With the upcoming revision of the European eIDAS regulation and the introduction of EU Digital Identity Wallets, the European Commission is pushing for harmonisation of the digital identity landscape in Europe. Over the last fifteen years, member states took individual approaches to digital identity. This lack of a harmonised European approach to digital identity has thus far led to a divergent and fragmented landscape in identity solutions. In this article, we take a closer look at how divergent the current digital identity landscape in Europe is and highlight some examples regarding digital identity in individual member states.
Digital identity is a key enabler of Europe’s Digital Single Market initiative
One of the European Commission’s 6 political priorities is to get the EU ready for the digital age, including the ambition to create a Digital Single Market. This knows many facets, such as removing virtual borders, boosting digital connectivity, improving access to online goods and services across Europe, driving online growth, and many others. The European Commission sees digital identity and trust services as key tools for providing trust and security in this Digital Single Market.
However, over the last few years, we’ve seen very different implementations of digital identity emerging across member states. Some member states are not even actively developing digital identity at all. According to the European Commission, “this divergence deprives people and businesses of the benefits of the Single Market, as they cannot use secure, convenient and uniform identification systems across the Union to access both public and private services”.
Harmonisation of the market for digital identity is key to establishing trust and security across the Union. to get a view of the need for harmonisation, we need to understand how divergent the existing European landscape is.
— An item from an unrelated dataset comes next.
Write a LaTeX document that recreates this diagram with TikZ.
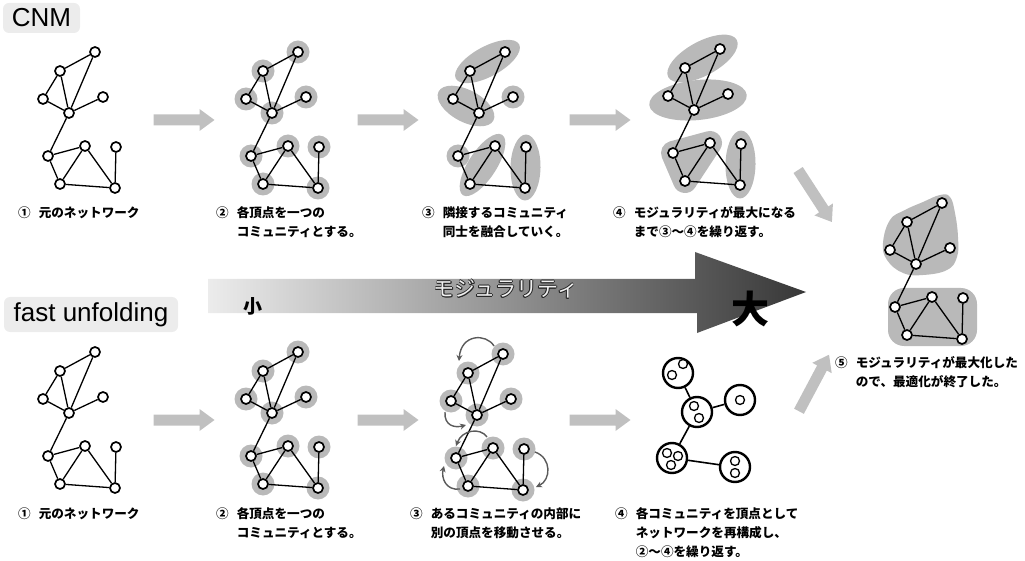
\documentclass[tikz,border=0pt]{standalone}
\usepackage{fontspec}
\setmainfont{Noto Sans CJK JP}
\newfontfamily\latinsans{Liberation Sans}
\usetikzlibrary{shapes.geometric,calc,arrows.meta}

\definecolor{halo}{RGB}{185,185,185}
\definecolor{barrow}{RGB}{192,192,192}
\definecolor{carrow}{RGB}{90,90,90}
\definecolor{titlebg}{RGB}{236,236,236}
\definecolor{gradL}{RGB}{236,236,236}
\definecolor{gradM}{RGB}{178,178,178}
\definecolor{gradR}{RGB}{55,55,55}

\newcommand{\netcoords}[3]{%
  \begin{scope}[shift={(#2,#3)}]
    \coordinate (#1a) at (95,52);
    \coordinate (#1b) at (60,71);
    \coordinate (#1c) at (43,99);
    \coordinate (#1d) at (103,97);
    \coordinate (#1e) at (69,113);
    \coordinate (#1f) at (48,156);
    \coordinate (#1g) at (85,146);
    \coordinate (#1h) at (116,147);
    \coordinate (#1i) at (60,184);
    \coordinate (#1j) at (115,188);
  \end{scope}}

\newcommand{\netdraw}[1]{%
  \foreach \nd in {a,b,c,d,e,f,g,h,i,j}{\node[vtx] (v#1\nd) at (#1\nd) {};}
  \draw[edge] (v#1a)--(v#1b) (v#1a)--(v#1e) (v#1b)--(v#1c) (v#1b)--(v#1e)
    (v#1c)--(v#1e) (v#1d)--(v#1e) (v#1e)--(v#1f) (v#1f)--(v#1g) (v#1f)--(v#1i)
    (v#1g)--(v#1i) (v#1g)--(v#1j) (v#1i)--(v#1j) (v#1h)--(v#1j);}

\newcommand{\allhalos}[1]{%
  \foreach \nd in {a,b,c,d,e,f,g,h,i,j}{\node[halonode] (h#1\nd) at (#1\nd) {};}}

\newcommand{\blockarrow}[4]{%
  \begin{scope}[shift={(#1,#2)}, rotate=#3]
    \fill[barrow] ({-#4/2},-5.5) -- ({#4/2-15},-5.5) -- ({#4/2-15},-11) -- ({#4/2},0)
      -- ({#4/2-15},11) -- ({#4/2-15},5.5) -- ({-#4/2},5.5) -- cycle;
  \end{scope}}

\newcommand{\steplabel}[5]{%
  \node[lab] (#1) at (#2,#3) {\begin{tabular}[t]{@{}l@{\hspace{8pt}}l@{}}#4&#5\end{tabular}};}

\begin{document}
\begin{tikzpicture}[x=1pt,y=-1pt,
  vtx/.style={circle, draw=black, fill=white, line width=1.7pt, minimum size=10pt, inner sep=0pt},
  edge/.style={line width=1.3pt},
  halonode/.style={circle, fill=halo, minimum size=23pt, inner sep=0pt},
  grp/.style={ellipse, fill=halo, inner sep=0pt},
  supv/.style={circle, draw=black, fill=white, line width=2.4pt, minimum size=30pt, inner sep=0pt},
  subv/.style={circle, draw=black, fill=white, line width=1.3pt, minimum size=9pt, inner sep=0pt},
  carr/.style={draw=carrow, line width=1.4pt, -{Stealth[length=6pt,width=6pt]}},
  titlebox/.style={fill=titlebg, rounded corners=6pt, inner sep=0pt, font=\latinsans\fontsize{26}{26}\selectfont},
  lab/.style={anchor=base west, inner sep=0pt, font=\bfseries\fontsize{12.6}{19}\selectfont},
  modtext/.style={inner sep=0pt, font=\fontsize{21}{21}\selectfont}
]
\useasboundingbox (0,0) rectangle (1025,561);

% coordinates of the networks
\netcoords{TA}{0}{0}
\netcoords{TB}{203}{0}
\netcoords{TC}{410}{0}
\netcoords{TD}{625}{-3}
\netcoords{FN}{847}{151}
\netcoords{BA}{0}{300}
\netcoords{BB}{203}{300}
\netcoords{BC}{408}{302}

% titles
\node[titlebox, minimum width=77pt, minimum height=30pt] (tcnm) at (41.5,18) {CNM};
\node[titlebox, minimum width=174pt, minimum height=35pt] (tfu) at (91,314.5) {fast unfolding};

% big gradient arrow
\shade[left color=gradL, middle color=gradM, right color=gradR]
  (208,279) -- (695,279) -- (695,252) -- (806,292) -- (697,333) -- (697,313) -- (208,313) -- cycle;
\foreach \dx/\dy [count=\k] in {0.7/0,-0.7/0,0/0.7,0/-0.7,0.5/0.5,-0.5/0.5,0.5/-0.5,-0.5/-0.5}
  {\node[modtext, text=black!85] (mjs\k) at (506+\dx,289+\dy) {モジュラリティ};}
\node[modtext, text=white!94!black] (mj) at (506,289) {モジュラリティ};
\node[inner sep=0pt, font=\bfseries\fontsize{19}{19}\selectfont] (small) at (253,306) {小};
\node[inner sep=0pt, font=\bfseries\fontsize{38}{38}\selectfont] (large) at (750,309) {大};

% block arrows
\blockarrow{184}{120}{0}{61}
\blockarrow{388}{120}{0}{61}
\blockarrow{600}{120}{0}{61}
\blockarrow{184}{420}{0}{61}
\blockarrow{388}{420}{0}{61}
\blockarrow{600}{420}{0}{61}
\blockarrow{815}{196}{-57}{62}
\blockarrow{814}{383}{62}{64}

% ---- CNM row ----
\netdraw{TA}

\allhalos{TB}
\netdraw{TB}

\node[grp, minimum width=72pt, minimum height=30pt, rotate=28.5] (gTCab) at ($(TCa)!.5!(TCb)$) {};
\node[grp, minimum width=62pt, minimum height=32pt, rotate=-28] (gTCce) at ($(TCc)!.5!(TCe)$) {};
\node[halonode] (gTCd) at (TCd) {};
\node[halonode] (gTCf) at (TCf) {};
\node[grp, minimum width=72pt, minimum height=28pt, rotate=57] (gTCgi) at ($(TCg)!.5!(TCi)$) {};
\node[grp, minimum width=66pt, minimum height=30pt, rotate=89] (gTChj) at ($(TCh)!.5!(TCj)$) {};
\netdraw{TC}

\node[grp, minimum width=78pt, minimum height=34pt, rotate=28.5] (gTDab) at ($(TDa)!.5!(TDb)$) {};
\node[grp, minimum width=98pt, minimum height=40pt, rotate=6] (gTDcde) at ($(TDc)!.5!(TDd)+(0,5)$) {};
\filldraw[halo, line width=24pt, line join=round] (TDf) -- (TDg) -- (TDi) -- cycle;
\node[grp, minimum width=68pt, minimum height=30pt, rotate=89] (gTDhj) at ($(TDh)!.5!(TDj)$) {};
\netdraw{TD}

% ---- final ----
\fill[halo] plot[smooth cycle, tension=0.7] coordinates {(883,243) (890,220) (905,210) (923,202) (940,195) (950,197) (955,213) (958,237) (957,257) (947,270) (923,275) (903,273) (887,260)};
\fill[halo, rounded corners=16pt] (888,288) rectangle (977,346);
\netdraw{FN}

% ---- fast unfolding row ----
\netdraw{BA}

\allhalos{BB}
\netdraw{BB}

\allhalos{BC}
\netdraw{BC}
\draw[carr] ($(hBCa)+(-9,-8)$) .. controls ($(hBCa)+(-17,-21)$) and ($(hBCb)+(-7,-39)$) .. ($(hBCb)+(-9,-12)$);
\draw[carr] ($(hBCc)+(-6,11)$) .. controls ($(hBCc)+(-7,25)$) and ($(hBCe)+(-22,13)$) .. ($(hBCe)+(-11,10)$);
\draw[carr] ($(hBCg)+(-6,-11)$) .. controls ($(hBCg)+(-13,-21)$) and ($(hBCf)+(6,-28)$) .. ($(hBCf)+(0,-12)$);
\draw[carr] ($(hBCi)+(-8,3)$) .. controls ($(hBCi)+(-22,5)$) and ($(hBCf)+(-15,20)$) .. ($(hBCf)+(-12,8)$);
\draw[carr] ($(hBCh)+(11,3)$) .. controls ($(hBCh)+(28,9)$) and ($(hBCj)+(28,-10)$) .. ($(hBCj)+(13,-3)$);

% super-node network
\node[supv] (S1) at (678,373) {};
\node[supv] (S2) at (740,400) {};
\node[supv] (S3) at (697,412) {};
\node[supv] (S4) at (672,458) {};
\node[supv] (S5) at (735,467) {};
\draw[edge, line width=1.6pt] (S1)--(S3) (S3)--(S2) (S3)--(S4) (S4)--(S5);
\node[subv] (S1a) at (683,364) {};
\node[subv] (S1b) at (672,375) {};
\node[subv] (S2a) at (740,400) {};
\node[subv] (S3a) at (694,406) {};
\node[subv] (S3b) at (699,418) {};
\node[subv] (S4a) at (667,453) {};
\node[subv] (S4b) at (678,456) {};
\node[subv] (S4c) at (671,465) {};
\node[subv] (S5a) at (735,461) {};
\node[subv] (S5b) at (735,473) {};

% labels
\steplabel{lTA}{18}{218}{①}{元のネットワーク}
\steplabel{lTB}{216}{218}{②}{各頂点を一つの\\&コミュニティとする。}
\steplabel{lTC}{422}{218}{③}{隣接するコミュニティ\\&同士を融合していく。}
\steplabel{lTD}{613}{218}{④}{モジュラリティが最大になる\\&まで③～④を繰り返す。}
\steplabel{lBA}{18}{518}{①}{元のネットワーク}
\steplabel{lBB}{216}{518}{②}{各頂点を一つの\\&コミュニティとする。}
\steplabel{lBC}{410}{518}{③}{あるコミュニティの内部に\\&別の頂点を移動させる。}
\steplabel{lBD}{615}{518}{④}{各コミュニティを頂点として\\&ネットワークを再構成し、\\&②～④を繰り返す。}
\steplabel{lFN}{835}{367}{⑤}{モジュラリティが最大化した\\&ので、最適化が終了した。}
\end{tikzpicture}
\end{document}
Here to illustrate the differences in digital identity in Europe, we discuss some member state examples on three different aspects of digital identity:
- Identity model
- Level of adoption
- Level of innovation
The identity models in Europe range from platforms to networks and from public to private
Member states in Europe have chosen very different identity models. nordic countries have the longest history in digital identity and have been frontrunners for a long time. Most Nordic countries have converged to a model of close public-private cooperation in a trusted network. Sweden and Finland are particularly good examples of this, where the governments developed a regulatory trust framework and private identity providers offer various solutions in compliance with the framework. The government is explicitly not involved in offering digital identity solutions but leaves this entirely up to the private sector.
This public-private network model is the complete opposite of models chosen by, for example, Estonia and Austria. In these member states, a centralised public solution is offered to all citizens.
Open, public-private networks and centralised public solutions can be seen as two opposing ends of the spectrum, and many variations exist in between. Italy has a similar model of public and private providers to the Nordics but offers relying parties the choice to connect to identity providers directly or via aggregators. France has put a public platform in between providers and relying parties to simplify connectivity. At the same time, the French government is starting to compete with providers by offering a new public identity solution. A final perspective to mention is Belgium, home to a platform solution initiated by private sector parties and now seeing government investment and adoption by public services.
The level of adoption of digital identity varies from nationwide to non-existent
The degree to which digital identity solutions have been adopted by citizens is determined by many underlying factors such as track record, mandated usage, stimulation of competition in the private-sector, and priority on the political agenda, name but a few.
Nordic member states have by far the highest level of adoption in Europe, with the majority of the population both in possession of digital identity and using a multitude of public and private services. Then there are countries like Germany, where the majority of the population has an eID card, but usage of this eID for accessing digital services is still very low. Some member states have seen recent spikes in adoption because of mandated use, for example to access child-related government benefits in Poland or specific coronavirus-related financial support in Italy. Lastly, some member states like Romania have only just begun piloting eID cards, so adoption is non-existent.
Upcoming innovation may introduce new frontrunners
To understand the digital identity landscape in Europe, we must also look ahead to what is coming. While Germany and Spain are currently not considered frontrunners with their existing digital identity implementations, there is a lot of identity buzz in these countries. Big consortia are emerging, revolving around decentralised identity and Self-Sovereign Identity (SSI), and are aspiring to become leading on digital identity. Finland, a long-standing frontrunner, is also reinventing itself in the field of decentralised identity. And looking ahead at wallet-based identity interactions, Poland and Austria have already launched new wallet-based solutions ahead of the curve in Europe.
Exciting times lie ahead
We can conclude that the current digital identity landscape is very divergent. the upcoming eIDAS revision will introduce a more harmonised, interoperable digital identity model for cross-border use cases, but the European Commission will have a big challenge in bringing full harmonisation to the Union. The revision will enforce the availability of digital identity products across the Union for citizens and the required acceptance by many relying parties, but whether this is enough to drive actual usage and adoption remains to be seen. And lastly, upcoming developments will drive innovation across the Union. All member states need to take action in the field of digital identity, so perhaps in a few year’s time we will be surprised by new frontrunners in the field of digital identity.